The Australian government has been focusing on cyberattacks as well. Legislation to increase financial penalties for data privacy violations passed on 9 November, pushing maximum fines for serious or repeated breaches from AU$2.22 million to AU$50 million, three times the value of any benefit obtained from the misuse of the data or 30 percent of the company’s adjusted turnover in the relevant period—whichever is highest.

Extortion is a frequent escalation in ransomware attacks. Cybercrime groups lock systems before threatening to publicly release data unless the victim pays a ransom, CISA reported. This affected the Los Angeles Unified School District and video game developer Rockstar Games in Sepember. In the latter attack, cybercriminals leaked hacked footage from an upcoming Grand Theft Auto game when they were not paid a ransom. Some malicious actors have even posed as legitimate penetration testers to gain easier access to their victims’ data.
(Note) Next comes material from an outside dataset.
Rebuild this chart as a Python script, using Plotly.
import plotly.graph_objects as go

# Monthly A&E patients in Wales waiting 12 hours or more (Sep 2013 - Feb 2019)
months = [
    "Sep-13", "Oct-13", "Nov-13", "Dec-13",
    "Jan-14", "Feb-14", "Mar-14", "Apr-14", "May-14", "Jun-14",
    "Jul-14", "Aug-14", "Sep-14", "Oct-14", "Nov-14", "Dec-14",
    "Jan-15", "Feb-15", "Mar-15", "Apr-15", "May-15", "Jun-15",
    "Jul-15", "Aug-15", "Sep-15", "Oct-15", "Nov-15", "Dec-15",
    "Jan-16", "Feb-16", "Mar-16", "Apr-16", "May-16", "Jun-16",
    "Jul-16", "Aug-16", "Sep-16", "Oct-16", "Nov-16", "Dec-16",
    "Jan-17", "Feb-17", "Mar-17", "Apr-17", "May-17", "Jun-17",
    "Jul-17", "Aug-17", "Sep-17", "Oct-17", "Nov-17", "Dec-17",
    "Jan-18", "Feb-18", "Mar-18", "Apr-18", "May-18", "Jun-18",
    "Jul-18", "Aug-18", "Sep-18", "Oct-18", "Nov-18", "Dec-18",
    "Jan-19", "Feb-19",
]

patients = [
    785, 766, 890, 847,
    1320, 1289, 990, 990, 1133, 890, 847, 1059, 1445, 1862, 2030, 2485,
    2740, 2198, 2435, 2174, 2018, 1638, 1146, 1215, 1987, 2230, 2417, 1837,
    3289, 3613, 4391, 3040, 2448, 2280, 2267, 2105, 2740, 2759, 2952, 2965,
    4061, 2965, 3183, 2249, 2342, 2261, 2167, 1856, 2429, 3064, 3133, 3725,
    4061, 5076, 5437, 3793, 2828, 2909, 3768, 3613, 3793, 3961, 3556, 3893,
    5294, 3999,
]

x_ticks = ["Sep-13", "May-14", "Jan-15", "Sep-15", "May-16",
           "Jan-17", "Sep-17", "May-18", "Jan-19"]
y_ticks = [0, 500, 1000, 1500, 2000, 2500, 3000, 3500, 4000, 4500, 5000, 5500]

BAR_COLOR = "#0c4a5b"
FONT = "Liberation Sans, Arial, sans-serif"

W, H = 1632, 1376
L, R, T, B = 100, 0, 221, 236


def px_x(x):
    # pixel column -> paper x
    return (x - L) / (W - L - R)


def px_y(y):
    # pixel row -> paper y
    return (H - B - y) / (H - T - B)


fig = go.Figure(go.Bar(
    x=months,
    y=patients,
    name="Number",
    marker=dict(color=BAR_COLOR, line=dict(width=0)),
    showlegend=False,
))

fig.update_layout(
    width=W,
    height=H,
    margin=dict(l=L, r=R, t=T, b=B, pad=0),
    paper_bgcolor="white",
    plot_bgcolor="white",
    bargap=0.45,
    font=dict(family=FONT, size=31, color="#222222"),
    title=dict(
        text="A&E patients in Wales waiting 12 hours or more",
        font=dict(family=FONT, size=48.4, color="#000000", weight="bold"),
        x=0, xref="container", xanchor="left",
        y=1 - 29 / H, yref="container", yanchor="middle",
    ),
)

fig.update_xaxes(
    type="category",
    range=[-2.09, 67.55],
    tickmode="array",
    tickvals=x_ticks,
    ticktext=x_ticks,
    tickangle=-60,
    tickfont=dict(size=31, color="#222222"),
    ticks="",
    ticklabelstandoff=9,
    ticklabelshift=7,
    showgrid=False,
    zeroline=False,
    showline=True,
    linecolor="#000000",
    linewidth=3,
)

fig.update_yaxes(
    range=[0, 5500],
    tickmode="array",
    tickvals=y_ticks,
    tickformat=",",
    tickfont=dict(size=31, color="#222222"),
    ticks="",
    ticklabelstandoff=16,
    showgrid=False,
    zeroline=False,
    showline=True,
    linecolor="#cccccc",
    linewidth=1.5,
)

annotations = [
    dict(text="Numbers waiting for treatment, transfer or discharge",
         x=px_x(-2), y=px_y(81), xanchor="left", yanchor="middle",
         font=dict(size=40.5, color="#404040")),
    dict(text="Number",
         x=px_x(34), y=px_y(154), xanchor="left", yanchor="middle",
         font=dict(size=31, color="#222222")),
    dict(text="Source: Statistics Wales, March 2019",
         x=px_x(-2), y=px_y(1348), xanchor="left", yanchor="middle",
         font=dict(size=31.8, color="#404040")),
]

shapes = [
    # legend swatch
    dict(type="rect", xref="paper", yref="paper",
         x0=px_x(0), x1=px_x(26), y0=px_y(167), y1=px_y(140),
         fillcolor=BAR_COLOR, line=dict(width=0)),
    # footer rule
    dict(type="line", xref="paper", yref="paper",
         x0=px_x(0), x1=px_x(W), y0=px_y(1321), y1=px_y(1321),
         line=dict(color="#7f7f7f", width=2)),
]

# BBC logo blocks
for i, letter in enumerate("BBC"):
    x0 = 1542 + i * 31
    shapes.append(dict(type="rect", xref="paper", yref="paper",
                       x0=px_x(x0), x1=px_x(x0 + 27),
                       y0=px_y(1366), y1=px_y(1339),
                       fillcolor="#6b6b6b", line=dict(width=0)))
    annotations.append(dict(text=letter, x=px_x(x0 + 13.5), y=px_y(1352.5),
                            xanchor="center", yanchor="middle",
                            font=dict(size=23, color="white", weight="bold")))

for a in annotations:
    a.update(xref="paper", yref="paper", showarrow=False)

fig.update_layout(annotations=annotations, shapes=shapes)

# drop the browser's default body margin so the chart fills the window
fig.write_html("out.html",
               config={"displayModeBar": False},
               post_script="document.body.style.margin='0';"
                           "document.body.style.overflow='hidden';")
Ransomware is the “biggest, noisiest threat we’ve seen in the world from a cybersecurity perspective,” said Jon Clay, vice president of threat intelligence at Trend Micro, in a presentation at GSX 2022. “Once you’re infected, you know it.”

And threat actors only play this card—of notifying their victims that their data has been compromised, is encrypted, and might be published online if they fail to pay up—when they’ve achieved their other goals, such as stealing intellectual property or obtaining and selling company credentials, the GSX Daily reported.

“Ransomware is the last revenue opportunity for these groups,” Clay added. “The likelihood they’ve been in your network for days or weeks is high.”

Negotiations over ransoms are typical, but paying the ransom is not recommended, he added.

“Every time you pay a ransom, you’re funneling more to these groups to do ransomware activities against others,” Clay explained. “But you, as an organization, need to make that decision.”

Medibank’s CEO Koczkar seems to agree. 

“Based on the extensive advice we have received from cybercrime experts, we believe there is only a limited chance paying a ransom would ensure the return of our customers’ data and prevent it from being published," he said in a statement earlier this week to the Australian Stock Exchange. "Paying could have the opposite effect and encourage the criminal to directly extort our customers, and there is a strong chance that paying puts more people in harm’s way by making Australia a bigger target.

“It is for these reasons we have decided we will not pay a ransom for this event," he added. "This decision is consistent with the position of the Australian government.”